### EXERCISE DIRECTIONS
Reproduce every entry below precisely. Pictures are excluded from the copy.

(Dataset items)
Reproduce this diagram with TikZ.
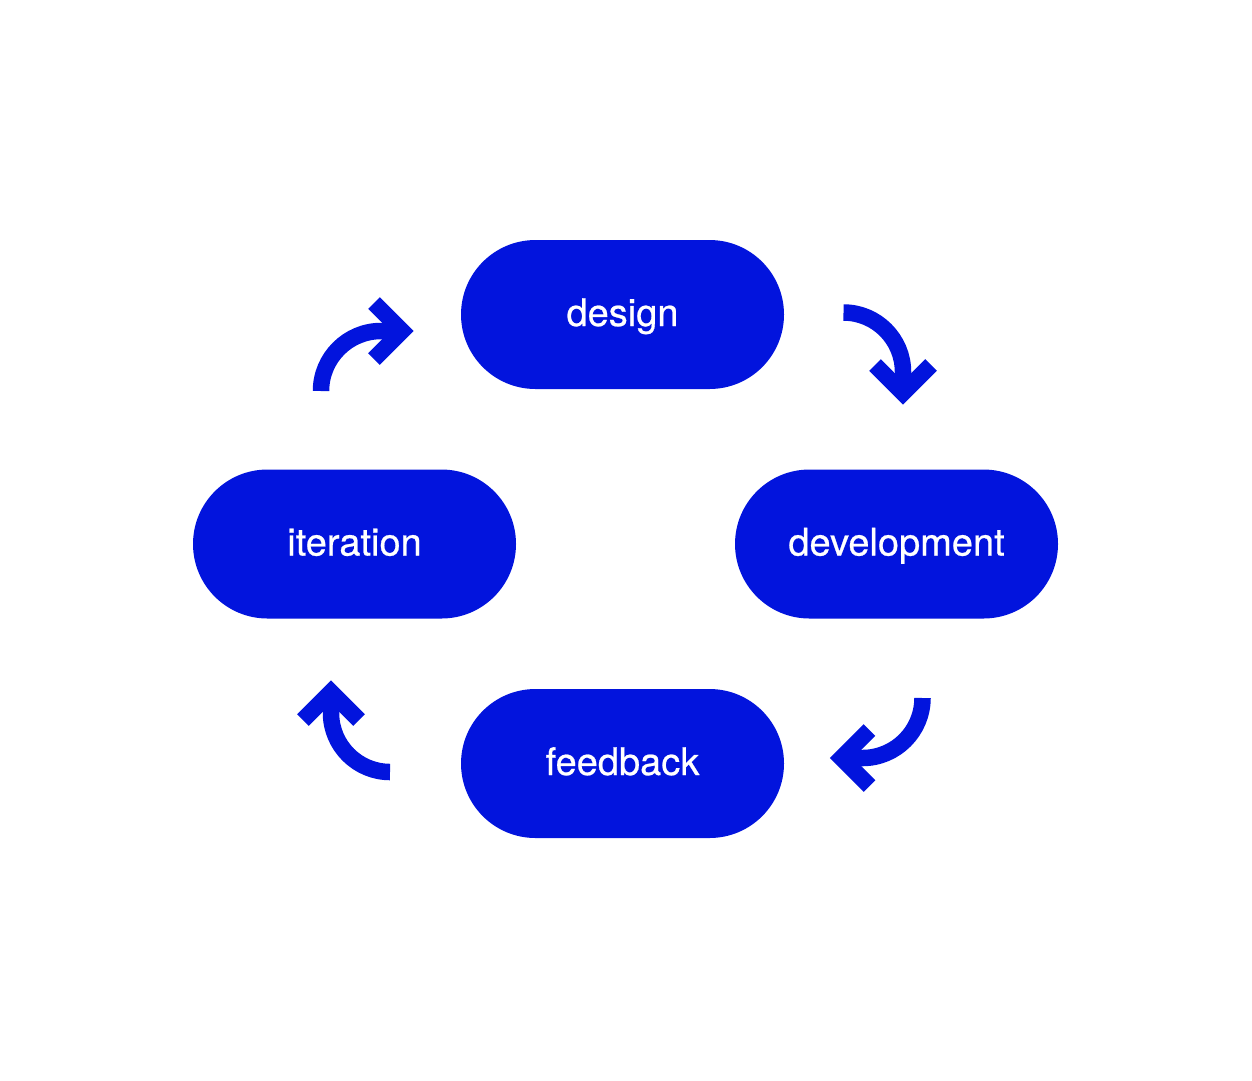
\documentclass[tikz,border=0pt]{standalone}
\usepackage{fontspec}
\setmainfont{TeX Gyre Heros}
\newfontfamily\stagefont{TeX Gyre Heros}[FakeBold=0.6]
\usetikzlibrary{positioning}
\definecolor{brandblue}{RGB}{2,20,221}

\begin{document}
\begin{tikzpicture}[
    x=1pt, y=-1pt,
    stage/.style={draw=none, fill=brandblue, rectangle, rounded corners=74.5pt,
        minimum width=323pt, minimum height=149pt, inner sep=0pt,
        text height=23pt, text depth=0pt,
        text=white, font=\stagefont\fontsize{38}{40}\selectfont},
    cycle/.style={draw=brandblue, line width=16.5pt, line cap=butt},
    chevron/.style={cycle, line join=miter}
]
\useasboundingbox (0,0) rectangle (1252,1080);

% Stages of the loop
\node[stage] (design) at (622.5,314.5) {design};
\node[stage] (development) at (896.5,544) {development};
\node[stage] (feedback) at (622.5,763.5) {feedback};
\node[stage] (iteration) at (354.5,544) {iteration};

% Arrow starts
\coordinate (toDesign) at (321,391);
\coordinate (toDevelopment) at (843.5,312.5);
\coordinate (toFeedback) at (922.5,698);
\coordinate (toIteration) at (390,772);

% iteration -> design
\draw[cycle] (toDesign) arc[start angle=180, end angle=270, radius=60] -- ++(21,0) coordinate (tipDesign);
\draw[chevron] (tipDesign) ++(-28,-28) -- (tipDesign) -- ++(-28,28);

% design -> development
\draw[cycle] (toDevelopment) arc[start angle=270, end angle=360, radius=59.5] -- ++(0,21) coordinate (tipDevelopment);
\draw[chevron] (tipDevelopment) ++(-28,-28) -- (tipDevelopment) -- ++(28,-28);

% development -> feedback
\draw[cycle] (toFeedback) arc[start angle=0, end angle=90, radius=60] -- ++(-21,0) coordinate (tipFeedback);
\draw[chevron] (tipFeedback) ++(28,-28) -- (tipFeedback) -- ++(28,28);

% feedback -> iteration
\draw[cycle] (toIteration) arc[start angle=90, end angle=180, radius=59] -- ++(0,-21) coordinate (tipIteration);
\draw[chevron] (tipIteration) ++(-28,28) -- (tipIteration) -- ++(28,28);

\end{tikzpicture}
\end{document}
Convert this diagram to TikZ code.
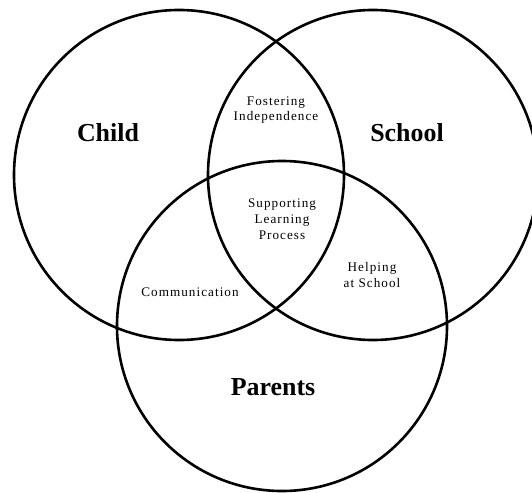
\documentclass[tikz,border=0pt]{standalone}
\usepackage{fontspec}
\setmainfont{Liberation Serif}
\newfontfamily\smallserif[LetterSpace=8]{Liberation Serif}
\begin{document}
\begin{tikzpicture}[x=1bp,y=-1bp,
  ring/.style={draw=black,line width=2.6bp},
  biglabel/.style={font=\fontsize{26}{30}\selectfont\bfseries,inner sep=0pt},
  smalllabel/.style={font=\smallserif\fontsize{13.2}{15.8}\selectfont,align=center,inner sep=0pt}]
\useasboundingbox (0,0) rectangle (532,493);
\clip (0,0) rectangle (532,493);
\fill[white] (0,0) rectangle (532,493);
\node[ring,circle,minimum size=330bp,inner sep=0pt] (child) at (179,175) {};
\node[ring,circle,minimum size=330bp,inner sep=0pt] (school) at (373,175) {};
\node[ring,circle,minimum size=330bp,inner sep=0pt] (parents) at (282,326) {};
\node[biglabel] (lchild) at (108,133) {Child};
\node[biglabel] (lschool) at (407,133) {School};
\node[biglabel] (lparents) at (273,387) {Parents};
\node[smalllabel] (fost) at (276,110) {Fostering\\Independence};
\node[smalllabel] (supp) at (282,219) {Supporting\\Learning\\Process};
\node[smalllabel] (comm) at (190,292) {Communication};
\node[smalllabel] (help) at (372,275) {Helping\\at School};
\end{tikzpicture}
\end{document}
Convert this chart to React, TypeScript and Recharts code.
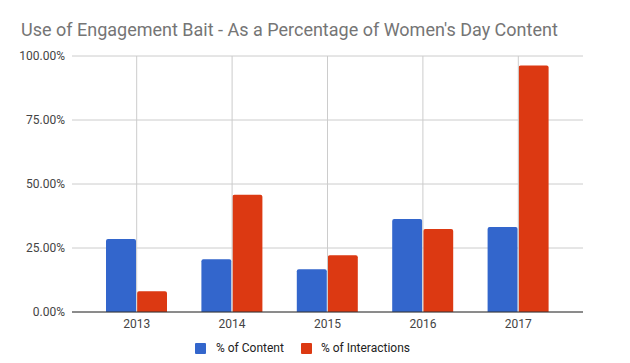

### WORKED SOLUTION
Reproduce this diagram with TikZ.
\documentclass[tikz,border=0pt]{standalone}
\usepackage{fontspec}
\setmainfont{TeX Gyre Heros}
\newfontfamily\stagefont{TeX Gyre Heros}[FakeBold=0.6]
\usetikzlibrary{positioning}
\definecolor{brandblue}{RGB}{2,20,221}

\begin{document}
\begin{tikzpicture}[
    x=1pt, y=-1pt,
    stage/.style={draw=none, fill=brandblue, rectangle, rounded corners=74.5pt,
        minimum width=323pt, minimum height=149pt, inner sep=0pt,
        text height=23pt, text depth=0pt,
        text=white, font=\stagefont\fontsize{38}{40}\selectfont},
    cycle/.style={draw=brandblue, line width=16.5pt, line cap=butt},
    chevron/.style={cycle, line join=miter}
]
\useasboundingbox (0,0) rectangle (1252,1080);

% Stages of the loop
\node[stage] (design) at (622.5,314.5) {design};
\node[stage] (development) at (896.5,544) {development};
\node[stage] (feedback) at (622.5,763.5) {feedback};
\node[stage] (iteration) at (354.5,544) {iteration};

% Arrow starts
\coordinate (toDesign) at (321,391);
\coordinate (toDevelopment) at (843.5,312.5);
\coordinate (toFeedback) at (922.5,698);
\coordinate (toIteration) at (390,772);

% iteration -> design
\draw[cycle] (toDesign) arc[start angle=180, end angle=270, radius=60] -- ++(21,0) coordinate (tipDesign);
\draw[chevron] (tipDesign) ++(-28,-28) -- (tipDesign) -- ++(-28,28);

% design -> development
\draw[cycle] (toDevelopment) arc[start angle=270, end angle=360, radius=59.5] -- ++(0,21) coordinate (tipDevelopment);
\draw[chevron] (tipDevelopment) ++(-28,-28) -- (tipDevelopment) -- ++(28,-28);

% development -> feedback
\draw[cycle] (toFeedback) arc[start angle=0, end angle=90, radius=60] -- ++(-21,0) coordinate (tipFeedback);
\draw[chevron] (tipFeedback) ++(28,-28) -- (tipFeedback) -- ++(28,28);

% feedback -> iteration
\draw[cycle] (toIteration) arc[start angle=90, end angle=180, radius=59] -- ++(0,-21) coordinate (tipIteration);
\draw[chevron] (tipIteration) ++(-28,28) -- (tipIteration) -- ++(28,28);

\end{tikzpicture}
\end{document}
Convert this diagram to TikZ code.
\documentclass[tikz,border=0pt]{standalone}
\usepackage{fontspec}
\setmainfont{Liberation Serif}
\newfontfamily\smallserif[LetterSpace=8]{Liberation Serif}
\begin{document}
\begin{tikzpicture}[x=1bp,y=-1bp,
  ring/.style={draw=black,line width=2.6bp},
  biglabel/.style={font=\fontsize{26}{30}\selectfont\bfseries,inner sep=0pt},
  smalllabel/.style={font=\smallserif\fontsize{13.2}{15.8}\selectfont,align=center,inner sep=0pt}]
\useasboundingbox (0,0) rectangle (532,493);
\clip (0,0) rectangle (532,493);
\fill[white] (0,0) rectangle (532,493);
\node[ring,circle,minimum size=330bp,inner sep=0pt] (child) at (179,175) {};
\node[ring,circle,minimum size=330bp,inner sep=0pt] (school) at (373,175) {};
\node[ring,circle,minimum size=330bp,inner sep=0pt] (parents) at (282,326) {};
\node[biglabel] (lchild) at (108,133) {Child};
\node[biglabel] (lschool) at (407,133) {School};
\node[biglabel] (lparents) at (273,387) {Parents};
\node[smalllabel] (fost) at (276,110) {Fostering\\Independence};
\node[smalllabel] (supp) at (282,219) {Supporting\\Learning\\Process};
\node[smalllabel] (comm) at (190,292) {Communication};
\node[smalllabel] (help) at (372,275) {Helping\\at School};
\end{tikzpicture}
\end{document}
Convert this chart to React, TypeScript and Recharts code.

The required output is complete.